We have given some thought to liturgical aesthetic, in terms of the decoration of our future priory church, which has yet to be renovated. We have decided upon a fully "painted church" with iconography in an early medieval style. We believe that this would fit very well with the 1930's art deco marble altar we have recovered from a church in the Netherlands.

The style of vestments, therefore, which would fit best with this would be conical/semi-conical, Gothic, and perhaps even Borromean or 'S. Philip Neri' style.
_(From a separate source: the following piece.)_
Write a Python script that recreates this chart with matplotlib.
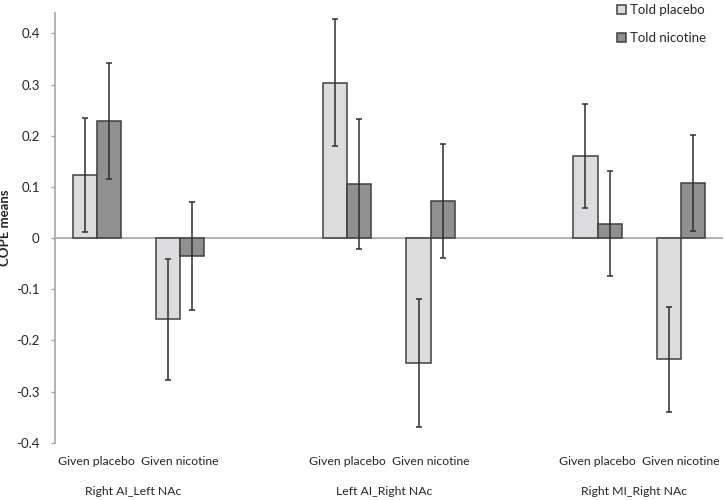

Thanks again, and please God we will see you again soon here at Silverstream!

Pastor in Monte said...

Anonymous: I am very familiar with the chant of the 'Fontgombault' family of the Solesmes Congregation. It is lovely, and I'm not disputing that. My point is that it adheres to a rather nineteenth-century interpretation—the rigorous observation of the vertical episemas being one example. The antiquarian approach I also admire but do not feel drawn to is adhered to now at Solesmes itself: it rightly understands that the different shapes of the neumes reflect some interpretative differentiation but is, perhaps, over-nuanced in its approach. What I liked at Silverstream was that they take an intelligent middle course: rhomboid neumes are sung as being shorter than puncti (which I'm sure is right), but the general approach is refreshingly unfussy. I hope this explains.

GOR said...

Yes, it was great to see the Benedictines take over the vacant Stamullen convent in my home diocese in Ireland.

And kudos to Bishop Smith for facilitating their arrival.

Anonymous said...

There is a Benedictine community of priests and brothers at Glenstal near Limerick and a community of nuns in Co. Galway.
Re, the suspended ceilings, the poor Visitation sisters must have been trying to save on their heating bills during the cold Irish winters.